| Challenge |
Where the data below has the string "that", return the whole line.

| Raw records |
----------------------------------------
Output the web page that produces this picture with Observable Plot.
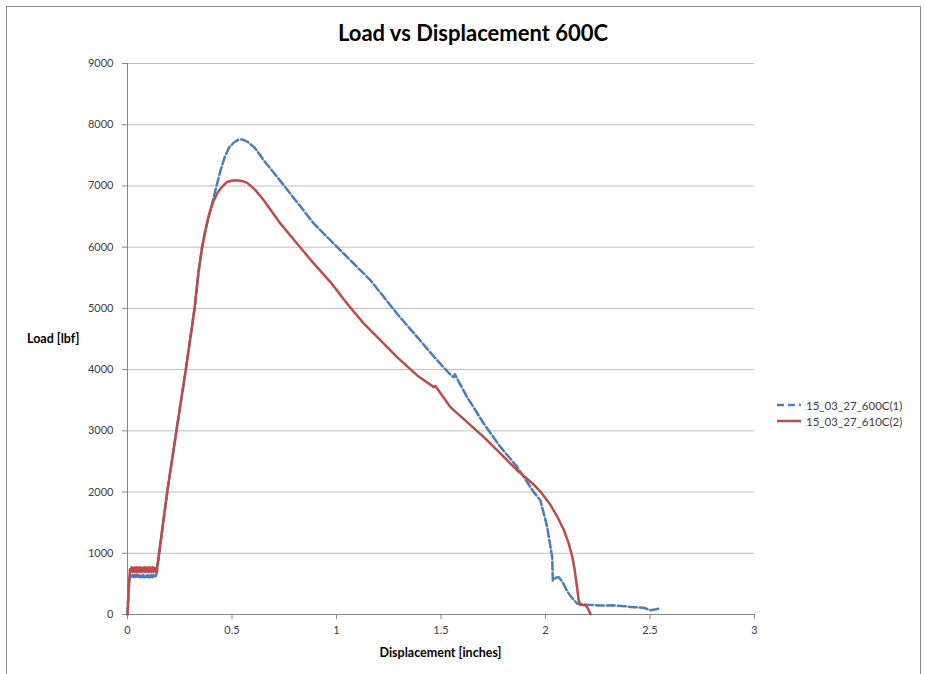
<!DOCTYPE html>
<html>
<head>
<meta charset="utf-8">
<script src="https://cdn.jsdelivr.net/npm/d3@7"></script>
<script src="https://cdn.jsdelivr.net/npm/@observablehq/plot@0.6"></script>
<style>
  html, body { margin: 0; padding: 0; background: #fff; }
  #wrap { position: relative; width: 925px; height: 674px; overflow: hidden; font-family: Lato, "Open Sans", sans-serif; }
  #frame { position: absolute; left: 6px; top: 6px; width: 913px; height: 700px; border: 1px solid #8c8c8c; pointer-events: none; }
  #title { position: absolute; left: 0; width: 946px; top: 19px; text-align: center; font-size: 22px; font-weight: 700; color: #000; }
  #ylab { position: absolute; left: 27px; top: 331px; font-size: 12.5px; font-weight: 700; color: #000; }
  #xlab { position: absolute; left: 127px; width: 627px; top: 645px; text-align: center; font-size: 12.5px; font-weight: 700; color: #000; }
  #legend { position: absolute; left: 777px; top: 397px; font-size: 11.5px; color: #404040; }
  .li { display: flex; align-items: center; height: 16px; }
  .li svg { margin-right: 5px; }
</style>
</head>
<body>
<div id="wrap">
  <div id="chart"></div>
  <div id="frame"></div>
  <div id="title">Load vs Displacement 600C</div>
  <div id="ylab">Load [lbf]</div>
  <div id="xlab">Displacement [inches]</div>
  <div id="legend"></div>
</div>
<script>
// Series names
const seriesNames = ["15_03_27_600C(1)", "15_03_27_610C(2)"];
const seriesColors = ["#4A7EBB", "#BE4B48"];

// Series 1: 15_03_27_600C(1) (blue, dashed)
const disp600 = [0, 0.005, 0.01, 0.015, 0.02, 0.025, 0.03, 0.035, 0.04, 0.045, 0.05, 0.055, 0.06, 0.065, 0.07,
  0.075, 0.08, 0.085, 0.09, 0.095, 0.10, 0.105, 0.11, 0.115, 0.12, 0.125, 0.13, 0.135,
  0.14, 0.19, 0.234, 0.279, 0.321, 0.34, 0.357, 0.372, 0.386, 0.40, 0.425, 0.445, 0.465, 0.485, 0.509,
  0.53, 0.549, 0.575, 0.61, 0.652,
  0.748, 0.892, 1.019, 1.163, 1.29, 1.386, 1.482, 1.55, 1.561, 1.567, 1.577, 1.625, 1.705, 1.785, 1.865,
  1.944, 1.976, 2.008, 2.032, 2.035, 2.05, 2.064, 2.08, 2.104, 2.12, 2.152, 2.2, 2.263, 2.32, 2.38,
  2.422, 2.47, 2.502, 2.53, 2.545];
const load600 = [0, 350, 600, 640, 605, 645, 610, 650, 605, 645, 612, 648, 606, 644, 610,
  650, 607, 645, 612, 648, 606, 644, 610, 650, 607, 642, 612, 625,
  680, 2000, 3000, 4000, 5000, 5600, 6000, 6260, 6470, 6640, 6990, 7250, 7470, 7620, 7710,
  7755, 7760, 7720, 7620, 7418,
  7010, 6383, 5948, 5458, 4913, 4532, 4150, 3900, 3878, 3925, 3850, 3551, 3116, 2734, 2407,
  1999, 1863, 1427, 936, 556, 600, 610, 540, 380, 300, 175, 160, 147, 150, 135,
  120, 110, 70, 85, 100];

// Series 2: 15_03_27_610C(2) (red, solid)
const disp610 = [0, 0.005, 0.012, 0.015, 0.02, 0.025, 0.03, 0.035, 0.04, 0.045, 0.05, 0.055, 0.06, 0.065, 0.07,
  0.075, 0.08, 0.085, 0.09, 0.095, 0.10, 0.105, 0.11, 0.115, 0.12, 0.125, 0.13, 0.135, 0.139,
  0.19, 0.234, 0.279, 0.321, 0.34, 0.357, 0.372, 0.386, 0.40, 0.413, 0.43, 0.445, 0.462, 0.477, 0.497, 0.517,
  0.55, 0.573, 0.61, 0.652, 0.732,
  0.812, 0.892, 0.971, 1.051, 1.131, 1.211, 1.29, 1.386, 1.466, 1.472, 1.48, 1.545, 1.705, 1.785,
  1.865, 1.905, 1.944, 1.98, 2.02, 2.056, 2.088, 2.11, 2.128, 2.14, 2.15, 2.159, 2.165, 2.19, 2.2, 2.215];
const load610 = [0, 400, 740, 700, 770, 695, 765, 700, 772, 692, 768, 700, 770, 690, 765,
  702, 772, 692, 766, 700, 770, 694, 768, 700, 772, 695, 762, 705, 700,
  2000, 3000, 4000, 5000, 5600, 6000, 6260, 6480, 6640, 6765, 6880, 6956, 7020, 7064, 7085, 7092,
  7080, 7050, 6940, 6765, 6384,
  6057, 5730, 5430, 5077, 4750, 4477, 4204, 3905, 3714, 3735, 3700, 3387, 2897, 2626,
  2353, 2240, 2120, 1990, 1810, 1600, 1380, 1170, 950, 720, 470, 229, 160, 150, 120, 10];

// Axis ticks
const xTicks = [0, 0.5, 1, 1.5, 2, 2.5, 3];
const yTicks = [0, 1000, 2000, 3000, 4000, 5000, 6000, 7000, 8000, 9000];

const s1 = disp600.map((x, i) => ({x, y: load600[i]}));
const s2 = disp610.map((x, i) => ({x, y: load610[i]}));

const chart = Plot.plot({
  width: 925,
  height: 674,
  marginLeft: 127,
  marginRight: 171,
  marginTop: 63,
  marginBottom: 60,
  style: {fontFamily: "Lato, 'Open Sans', sans-serif", fontSize: "11px", color: "#404040", background: "transparent"},
  x: {domain: [0, 3]},
  y: {domain: [0, 9000]},
  marks: [
    Plot.gridY(yTicks, {stroke: "#bfbfbf", strokeOpacity: 1, strokeWidth: 1}),
    Plot.ruleX([0], {stroke: "#868686", strokeWidth: 1}),
    Plot.ruleY([0], {stroke: "#868686", strokeWidth: 1}),
    Plot.axisX(xTicks, {tickSize: 5, tickPadding: 7, stroke: "#868686", fill: "#404040", label: null, tickFormat: d => String(d)}),
    Plot.axisY(yTicks, {tickSize: 5, tickPadding: 9, stroke: "#868686", fill: "#404040", label: null, tickFormat: d => String(d)}),
    Plot.line(s1, {x: "x", y: "y", stroke: seriesColors[0], strokeWidth: 2.5, strokeDasharray: "8,3", curve: "linear"}),
    Plot.line(s2, {x: "x", y: "y", stroke: seriesColors[1], strokeWidth: 2.5, curve: "linear"})
  ]
});
document.getElementById("chart").appendChild(chart);

const legend = document.getElementById("legend");
seriesNames.forEach((name, i) => {
  const row = document.createElement("div");
  row.className = "li";
  row.innerHTML = `<svg width="24" height="6"><line x1="0" y1="3" x2="24" y2="3" stroke="${seriesColors[i]}" stroke-width="2.5" ${i === 0 ? 'stroke-dasharray="7,4"' : ''}/></svg><span>${name}</span>`;
  legend.appendChild(row);
});
</script>
</body>
</html>
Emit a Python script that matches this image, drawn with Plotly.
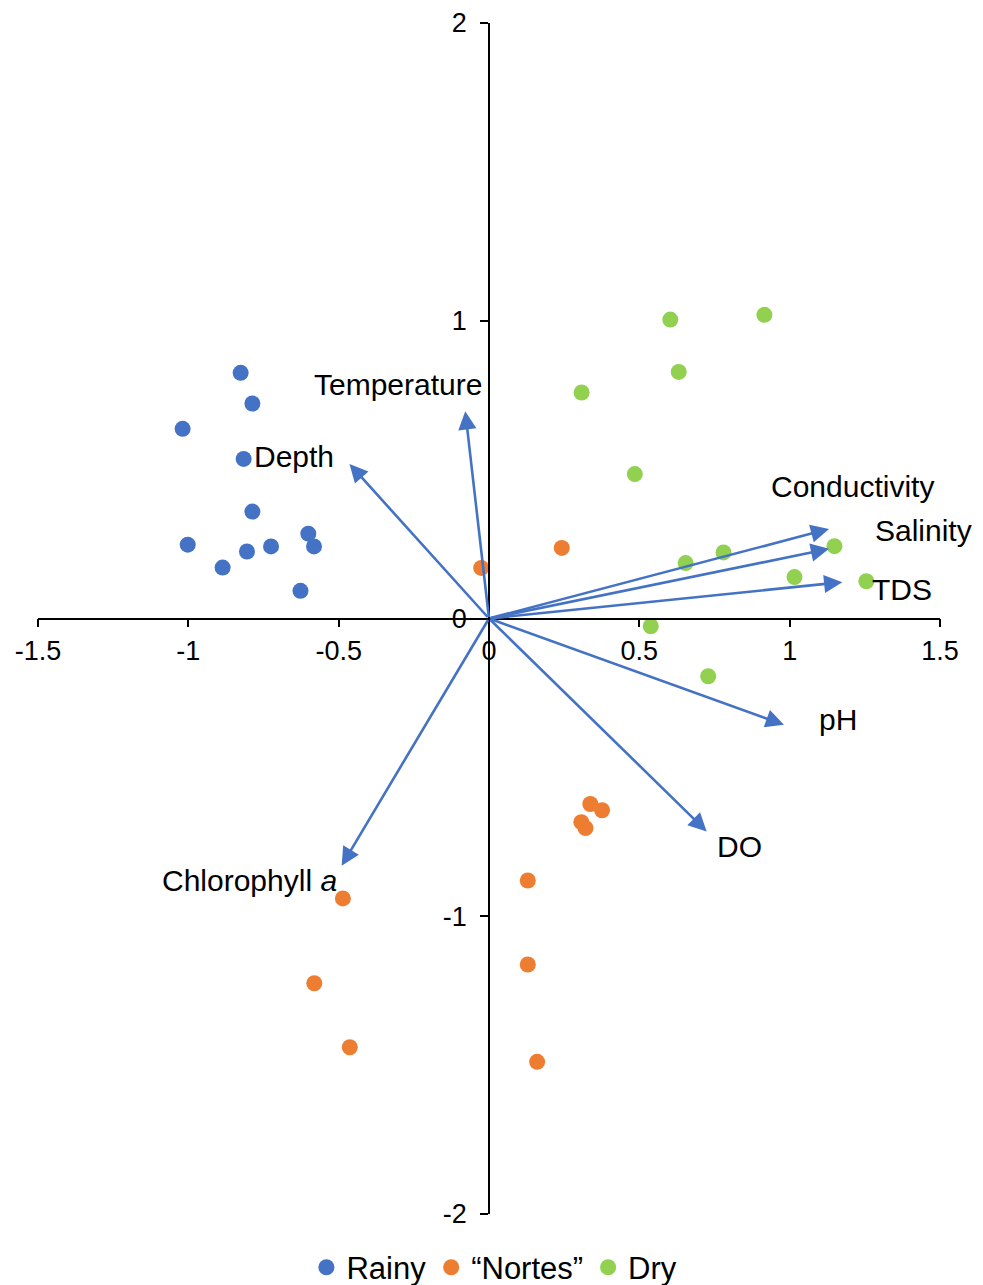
----------------------------------------
| Exercise answer |
Output the web page that produces this picture with Observable Plot.
Emit a Python script that matches this image, drawn with Plotly.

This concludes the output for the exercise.